Saturday, March 30, 2019

Parenting

     Parenting is one of the most beautiful things you can do in life. Now what exactly does parenting involve? It is taking responsibility to raise kids old and young whether it be your own kids or grandchildren, someone doing it through foster care, school, a nanny, boarding school, etc. Being the so called "parent" it is solely your responsibility to nurture and care for them in all aspects. This involves feeding them, buying them the necessities, supporting them in school and activities, and so on. The list is endless. But who benefits from parenting? Both the child and the adult. Parents benefit because it is considered a "calling" or a vocation, they can become better people, and they can also learn better cooperation skills. It can be hard dealing with kids on a daily basis. However, the kids can benefit as well. They gain a connection and an attachment, and they also learn cooperation skills. On a day to day basis, it can be frustrating trying to deal with them and figure out what they want. But through learning and communication, it is easier to learn to deal with them and become closer with them. Sometimes parents can discourage their children by expecting too much or even too little. As parents, they expect so much out of us, and it is out of love. My parents have told me many times why they get on me about certain things, or why they don't like when things happen, but they do it because they love me and they want whats best for me. Parents want their children to be happy, and they root for their successes in life. Sometimes it might be necessary for children to make mistakes, but it's only for the purpose of learning from that mistake. The lessons learned in life are valuable to things we do and know. If we didn't make mistakes we wouldn't be able to correct it for next time. It ties back to the scriptures and doctrine when we hear that our purpose in life is to make mistakes and to be tested here on earth.

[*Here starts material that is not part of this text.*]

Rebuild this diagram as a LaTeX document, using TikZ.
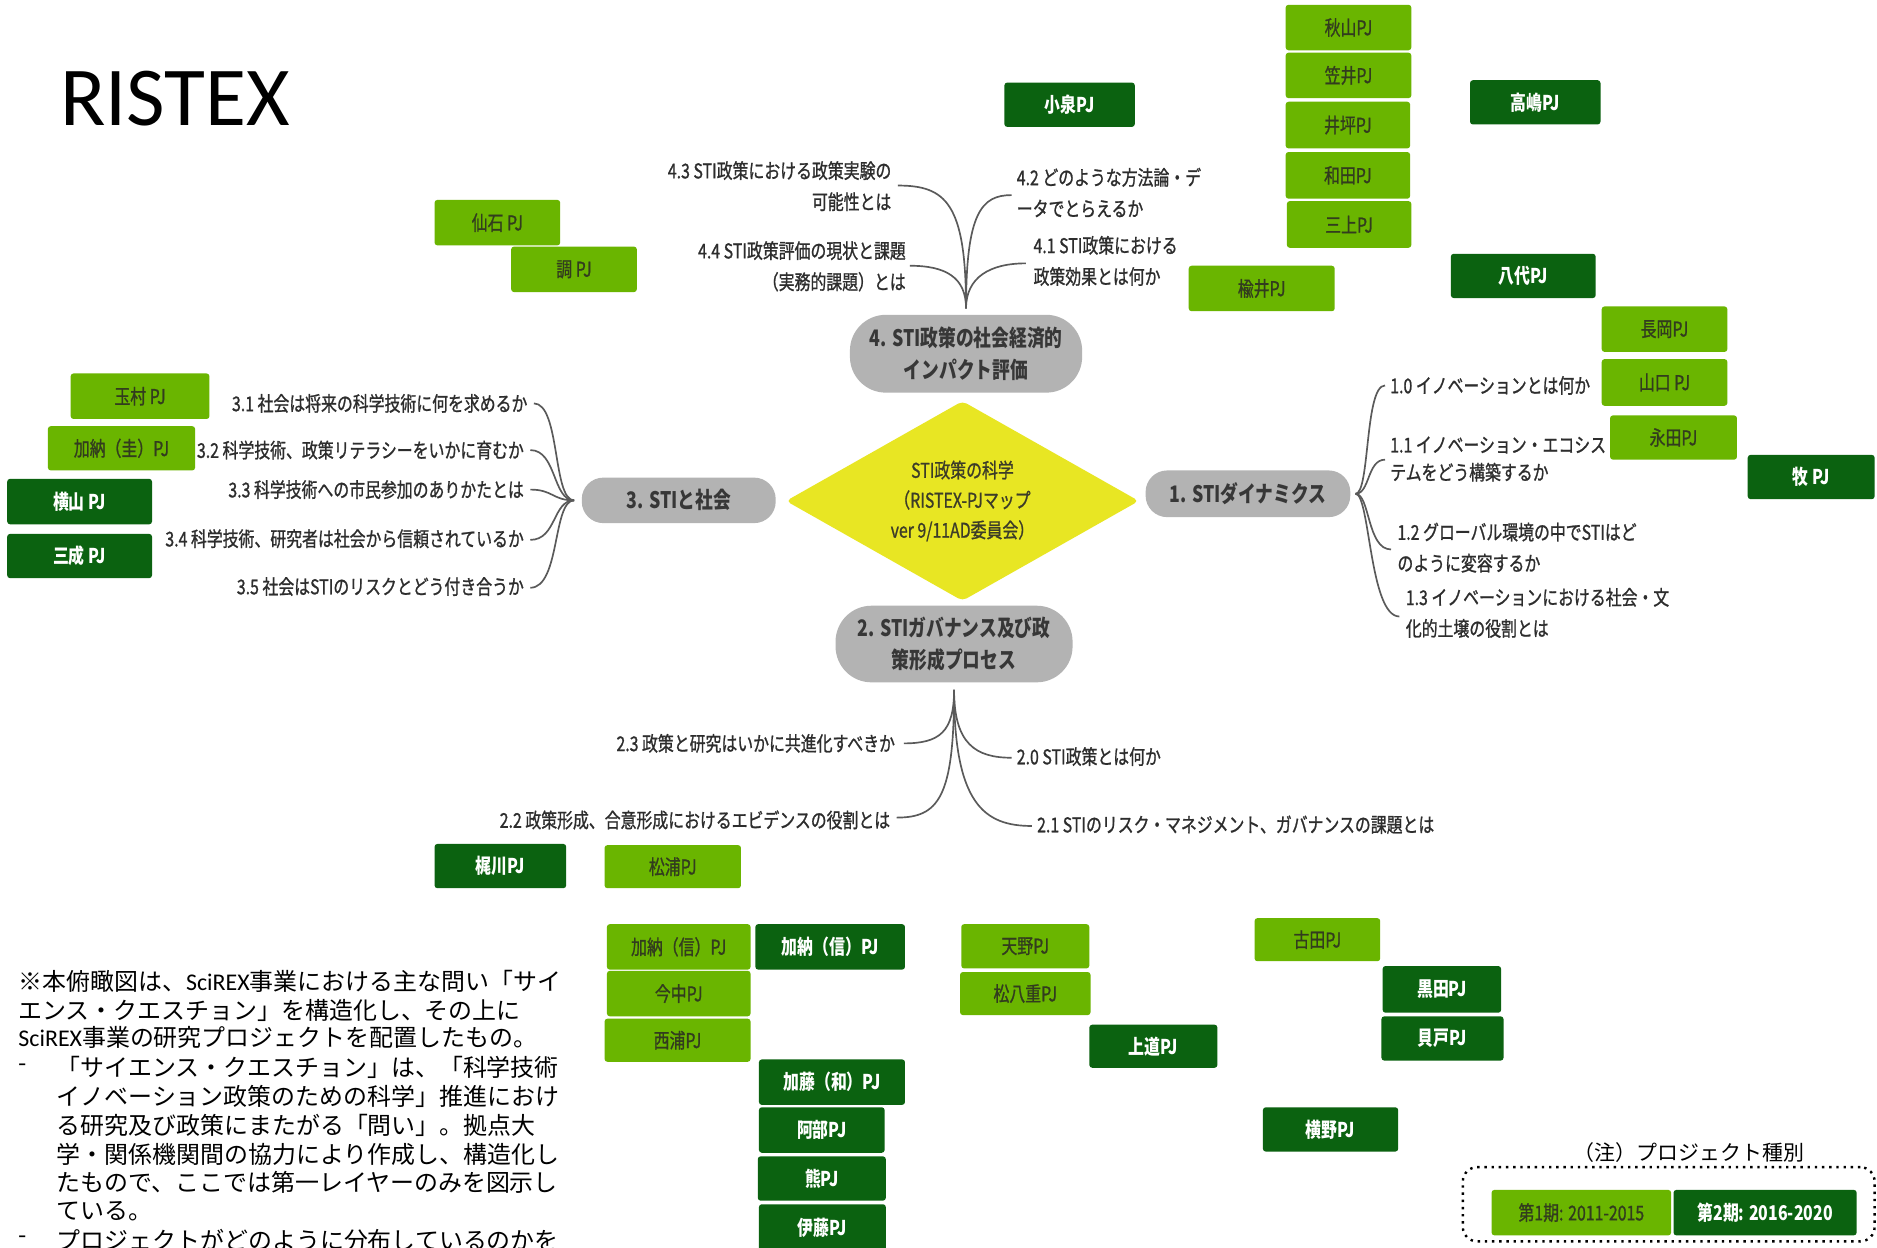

      There are 5 things that Popkin's give to parents. Courage- confidence to take a known risk for a known purpose, Self-esteem- your opinion of yourself and having confidence in your ability to succeed, Responsibility- ability to make decisions and accept outcomes, Cooperation- ability to work together with others towards a common goal, Respect- treating others as worthwhile and valuable human beings. All of these are good rules of thumb as to how to approach situations that we face. Popkin also gives us a problem solving model that deals with the parent and child. Starting at the top, the parents start out with saying a polite request to the child when something is wrong, and if that doesn't work you slowly move down. After the request is an I feel statement about the situation, then a stronger statement and eventually logical consequences. With these consequences it has to be something that both you and child agree on, and actually makes sense. After all is said and done comes the encouraging conversations. These include what the child can do better next time, and how they can not let it happen again. And if they do, there will be consequences. Once again, it's okay for children to make mistakes because the is how they learn. If we always do things right, we are going to seem confused when we do something wrong. Parenting is a wonderful thing, but it shouldn't be abused. It hurts kids to grow up without a mom or dad because they play such a big part in our lives.